Anyway, I was sort of surprised and impressed with how gentle everyone was with him, considering that he was risking the forms of intimacy and contact that could turn into accusations of violation or violence. At one point, he grabbed the little lamp sitting on the DJ table—now useless as daylight streamed through the windows on the Waterfloor—and mimed taking a shower with it. Nobody did much about it for a little while, until he was pulling the lamp far enough that its cord was starting to disturb the other audio cables. Then, another nearby DJ (Stimming, actually) came by and slipped it out of his hands, gesturing to the cluster of cables and making a comical “oh noes!” face. The boy, blitzed out of his mind, smiled and drifted back into the crowd. The DJ who was actually spinning seemed completely unperturbed.

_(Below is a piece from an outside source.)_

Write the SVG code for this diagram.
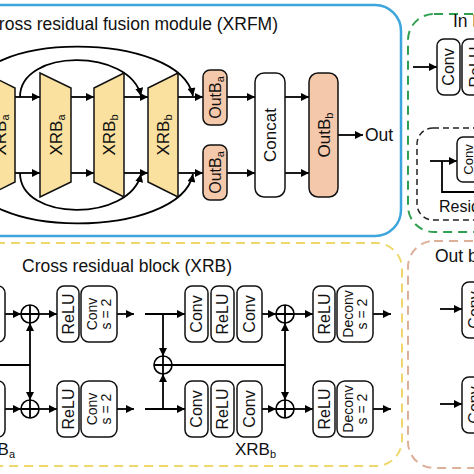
<svg xmlns="http://www.w3.org/2000/svg" width="474" height="474" viewBox="0 0 474 474">
<defs>
<marker id="ah" viewBox="0 0 10 10" refX="10" refY="5" markerWidth="8.5" markerHeight="8" markerUnits="userSpaceOnUse" orient="auto"><path d="M0,0 L10,5 L0,10 z" fill="#000"/></marker>
</defs>
<style>
text{font-family:"Liberation Sans",Arial,Helvetica,sans-serif;fill:#111}
.t{font-size:17.5px}
.l17{font-size:17px}
.l16{font-size:16px}
.l14{font-size:14px}
.l13{font-size:13px}
.sub{font-size:11px}
.box{fill:#fff;stroke:#111;stroke-width:1.5}
.sal{fill:#f4c8aa;stroke:#111;stroke-width:1.5}
.trap{fill:#fae19f;stroke:#111;stroke-width:1.5}
.c{fill:none;stroke:#000;stroke-width:1.8}
.a{marker-end:url(#ah)}
.sum{fill:#fff;stroke:#000;stroke-width:1.6}
.dash{fill:none;stroke-width:2;stroke-dasharray:9 6}
</style>

<!-- panels -->
<g id="panel-xrfm">
<rect x="-60" y="5" width="461" height="231" rx="26" fill="none" stroke="#3ca5dc" stroke-width="2.5"/>
<text class="t" x="278" y="30" text-anchor="end">Cross residual fusion module (XRFM)</text>
</g>
<g id="panel-xrb">
<rect class="dash" x="-60" y="243" width="462" height="223" rx="26" stroke="#eed86c"/>
<text class="t" x="22" y="272">Cross residual block (XRB)</text>
</g>
<g id="panel-in">
<rect class="dash" x="408" y="14" width="200" height="218" rx="26" stroke="#2fa04f"/>
<text class="t" x="453" y="27">In block</text>
</g>
<g id="panel-out">
<rect class="dash" x="408" y="241" width="200" height="227" rx="26" stroke="#ddb09a"/>
<text class="t" x="435" y="262">Out block</text>
</g>
<g id="panel-residual">
<rect x="417" y="128" width="150" height="92" rx="16" fill="none" stroke="#222" stroke-width="1.5" stroke-dasharray="6 4"/>
<text class="l16" x="439" y="212">Residual block</text>
</g>

<!-- connectors -->
<g id="connectors" class="c">
<path class="a" d="M15,97 H40"/>
<path class="a" d="M71,97 H94"/>
<path class="a" d="M124,97 H148"/>
<path class="a" d="M178,97 H203"/>
<path class="a" d="M227,97 H255"/>
<path class="a" d="M285,97 H309"/>
<path class="a" d="M15,173 H40"/>
<path class="a" d="M71,173 H94"/>
<path class="a" d="M124,173 H148"/>
<path class="a" d="M178,173 H203"/>
<path class="a" d="M227,173 H255"/>
<path class="a" d="M285,173 H309"/>
<path class="a" d="M338,135 H363"/>
<path class="a" d="M20,97 C20,48 130,48 141,96"/>
<path class="a" d="M20,173 C20,222 130,222 141,174"/>
<path class="a" d="M-29,97 C-29,30 180,30 193,96"/>
<path class="a" d="M-29,173 C-29,240 180,240 193,174"/>

<path class="a" d="M5,314 H21"/>
<path class="a" d="M5,409 H21"/>
<path d="M-5,365 H30"/>
<path class="a" d="M30,365 V323"/>
<path class="a" d="M30,365 V400"/>
<path class="a" d="M39,314 H57"/>
<path class="a" d="M39,409 H57"/>
<path class="a" d="M117,314 H134"/>
<path class="a" d="M117,409 H134"/>

<path class="a" d="M145,314 H185"/>
<path class="a" d="M145,409 H185"/>
<path class="a" d="M163,314 V356"/>
<path class="a" d="M163,409 V374"/>
<path d="M172,365 H285"/>
<path class="a" d="M285,365 V323"/>
<path class="a" d="M285,365 V400"/>
<path class="a" d="M262,314 H276"/>
<path class="a" d="M262,409 H276"/>
<path class="a" d="M294,314 H313"/>
<path class="a" d="M294,409 H313"/>
<path class="a" d="M373,314 H391"/>
<path class="a" d="M373,409 H391"/>

<path class="a" d="M413,67 H437"/>
<path class="a" d="M430,161 H457"/>
<path d="M442,161 V192 H480"/>
<path class="a" d="M440,309 H462"/>
<path class="a" d="M440,404 H462"/>
</g>

<!-- XRFM nodes -->
<g id="xrb-a1"><polygon class="trap" points="-15,73 15,88 15,182 -15,197"/><text class="l17" text-anchor="middle" transform="translate(0,135) rotate(-90)" y="6">XRB<tspan class="sub" dy="3">a</tspan></text></g>
<g id="xrb-a2"><polygon class="trap" points="40,73 71,88 71,182 40,197"/><text class="l17" text-anchor="middle" transform="translate(55.5,135) rotate(-90)" y="6">XRB<tspan class="sub" dy="3">a</tspan></text></g>
<g id="xrb-b1"><polygon class="trap" points="94,88 124,73 124,197 94,182"/><text class="l17" text-anchor="middle" transform="translate(109,135) rotate(-90)" y="6">XRB<tspan class="sub" dy="3">b</tspan></text></g>
<g id="xrb-b2"><polygon class="trap" points="148,88 178,73 178,197 148,182"/><text class="l17" text-anchor="middle" transform="translate(163,135) rotate(-90)" y="6">XRB<tspan class="sub" dy="3">b</tspan></text></g>
<g id="outba-top"><rect class="sal" x="203" y="70" width="24" height="55" rx="7"/><text class="l16" text-anchor="middle" transform="translate(215,97.5) rotate(-90)" y="5.7">OutB<tspan class="sub" dy="3">a</tspan></text></g>
<g id="outba-bot"><rect class="sal" x="203" y="145" width="24" height="55" rx="7"/><text class="l16" text-anchor="middle" transform="translate(215,172.5) rotate(-90)" y="5.7">OutB<tspan class="sub" dy="3">a</tspan></text></g>
<g id="concat"><rect class="box" x="255" y="73" width="30" height="124" rx="9"/><text class="l17" text-anchor="middle" transform="translate(270,135) rotate(-90)" y="6">Concat</text></g>
<g id="outbb"><rect class="sal" x="309" y="73" width="29" height="124" rx="9"/><text class="l17" text-anchor="middle" transform="translate(323.5,135) rotate(-90)" y="6">OutB<tspan class="sub" dy="3">b</tspan></text></g>
<g id="out"><text class="t" x="365" y="141">Out</text></g>

<!-- XRB nodes -->
<g id="xrb-in-top"><rect class="box" x="-20" y="286" width="25" height="56" rx="7"/></g>
<g id="xrb-in-bot"><rect class="box" x="-20" y="381" width="25" height="56" rx="7"/></g>
<g id="sum-a-top"><circle class="sum" cx="30" cy="314" r="9"/><path class="c" d="M21,314 H39 M30,305 V323" stroke-width="1.4"/></g>
<g id="sum-a-bot"><circle class="sum" cx="30" cy="409" r="9"/><path class="c" d="M21,409 H39 M30,400 V418" stroke-width="1.4"/></g>
<g id="relu-a-top"><rect class="box" x="57" y="286" width="22" height="56" rx="7"/><text class="l16" text-anchor="middle" transform="translate(68,314) rotate(-90)" y="5.7">ReLU</text></g>
<g id="conv-a-top"><rect class="box" x="81" y="286" width="36" height="56" rx="8"/><text class="l14" text-anchor="middle" transform="translate(99,314) rotate(-90)"><tspan x="0" y="-2">Conv</tspan><tspan x="0" y="12">s = 2</tspan></text></g>
<g id="relu-a-bot"><rect class="box" x="57" y="381" width="22" height="56" rx="7"/><text class="l16" text-anchor="middle" transform="translate(68,409) rotate(-90)" y="5.7">ReLU</text></g>
<g id="conv-a-bot"><rect class="box" x="81" y="381" width="36" height="56" rx="8"/><text class="l14" text-anchor="middle" transform="translate(99,409) rotate(-90)"><tspan x="0" y="-2">Conv</tspan><tspan x="0" y="12">s = 2</tspan></text></g>
<g id="label-xrba"><text class="l17" x="-26" y="455">XRB<tspan class="sub" dy="3">a</tspan></text></g>

<g id="sum-b-mid"><circle class="sum" cx="163" cy="365" r="9"/><path class="c" d="M154,365 H172 M163,356 V374" stroke-width="1.4"/></g>
<g id="conv-b1-top"><rect class="box" x="185" y="286" width="23" height="56" rx="7"/><text class="l16" text-anchor="middle" transform="translate(196.5,314) rotate(-90)" y="5.7">Conv</text></g>
<g id="relu-b-top"><rect class="box" x="211" y="286" width="23" height="56" rx="7"/><text class="l16" text-anchor="middle" transform="translate(222.5,314) rotate(-90)" y="5.7">ReLU</text></g>
<g id="conv-b2-top"><rect class="box" x="237" y="286" width="25" height="56" rx="7"/><text class="l16" text-anchor="middle" transform="translate(249.5,314) rotate(-90)" y="5.7">Conv</text></g>
<g id="conv-b1-bot"><rect class="box" x="185" y="381" width="23" height="56" rx="7"/><text class="l16" text-anchor="middle" transform="translate(196.5,409) rotate(-90)" y="5.7">Conv</text></g>
<g id="relu-b-bot"><rect class="box" x="211" y="381" width="23" height="56" rx="7"/><text class="l16" text-anchor="middle" transform="translate(222.5,409) rotate(-90)" y="5.7">ReLU</text></g>
<g id="conv-b2-bot"><rect class="box" x="237" y="381" width="25" height="56" rx="7"/><text class="l16" text-anchor="middle" transform="translate(249.5,409) rotate(-90)" y="5.7">Conv</text></g>
<g id="sum-b-top"><circle class="sum" cx="285" cy="314" r="9"/><path class="c" d="M276,314 H294 M285,305 V323" stroke-width="1.4"/></g>
<g id="sum-b-bot"><circle class="sum" cx="285" cy="409" r="9"/><path class="c" d="M276,409 H294 M285,400 V418" stroke-width="1.4"/></g>
<g id="relu-b2-top"><rect class="box" x="313" y="286" width="22" height="56" rx="7"/><text class="l16" text-anchor="middle" transform="translate(324,314) rotate(-90)" y="5.7">ReLU</text></g>
<g id="deconv-top"><rect class="box" x="337" y="286" width="36" height="56" rx="8"/><text class="l14" text-anchor="middle" transform="translate(355,314) rotate(-90)"><tspan x="0" y="-2">Deconv</tspan><tspan x="0" y="12">s = 2</tspan></text></g>
<g id="relu-b2-bot"><rect class="box" x="313" y="381" width="22" height="56" rx="7"/><text class="l16" text-anchor="middle" transform="translate(324,409) rotate(-90)" y="5.7">ReLU</text></g>
<g id="deconv-bot"><rect class="box" x="337" y="381" width="36" height="56" rx="8"/><text class="l14" text-anchor="middle" transform="translate(355,409) rotate(-90)"><tspan x="0" y="-2">Deconv</tspan><tspan x="0" y="12">s = 2</tspan></text></g>
<g id="label-xrbb"><text class="l17" x="235" y="455">XRB<tspan class="sub" dy="3">b</tspan></text></g>

<!-- In / Out block nodes -->
<g id="in-conv"><rect class="box" x="437" y="39" width="23" height="56" rx="7"/><text class="l16" text-anchor="middle" transform="translate(448.5,67) rotate(-90)" y="5.7">Conv</text></g>
<g id="in-relu"><rect class="box" x="462" y="39" width="26" height="56" rx="7"/><text class="l16" text-anchor="middle" transform="translate(475,67) rotate(-90)" y="5.7">ReLU</text></g>
<g id="res-conv"><rect class="box" x="457" y="137" width="22" height="45" rx="6"/><text class="l13" text-anchor="middle" transform="translate(468,159.5) rotate(-90)" y="4.7">Conv</text></g>
<g id="out-top"><rect class="box" x="462" y="282" width="30" height="56" rx="7"/><text class="l16" text-anchor="middle" transform="translate(474,310) rotate(-90)" y="5.7">Conv</text></g>
<g id="out-bot"><rect class="box" x="462" y="377" width="30" height="56" rx="7"/><text class="l16" text-anchor="middle" transform="translate(474,405) rotate(-90)" y="5.7">Conv</text></g>
</svg>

If this had happened at the RexClub in Paris, this boy probably would’ve been dragged right out of the club by stern-looking African bouncers. And it’s not like Berlin lacks stern-looking bouncers, but there seems to be a high level of tolerance for the sort of impulsive, messy and risky expressivity that this boy was exemplifying at this moment. I guest that part of it was that it was already 7h30, and at that time of the morning the only people left still dancing are those who are either a) also very high; or b) used to being around high people. Anyway, there was something really interesting about the fact that this boy could come a bit undone and be disorganized and the community around him was able to cushion him and absorb his sometimes jagged gestures.

Well, by 8am I called it quits, gingerly climbed onto my bike, and zipped home.

1 commentaire:

Humingway a dit…

Wow, Stimming sounds like quite the dude! Too bad the podcast isn't available anymore.

Also, nice observation re: the Schwules Museum. It's also amusing to read it as masculine singular genitive: The Gay's Museum. Like it belongs to the King of Gays.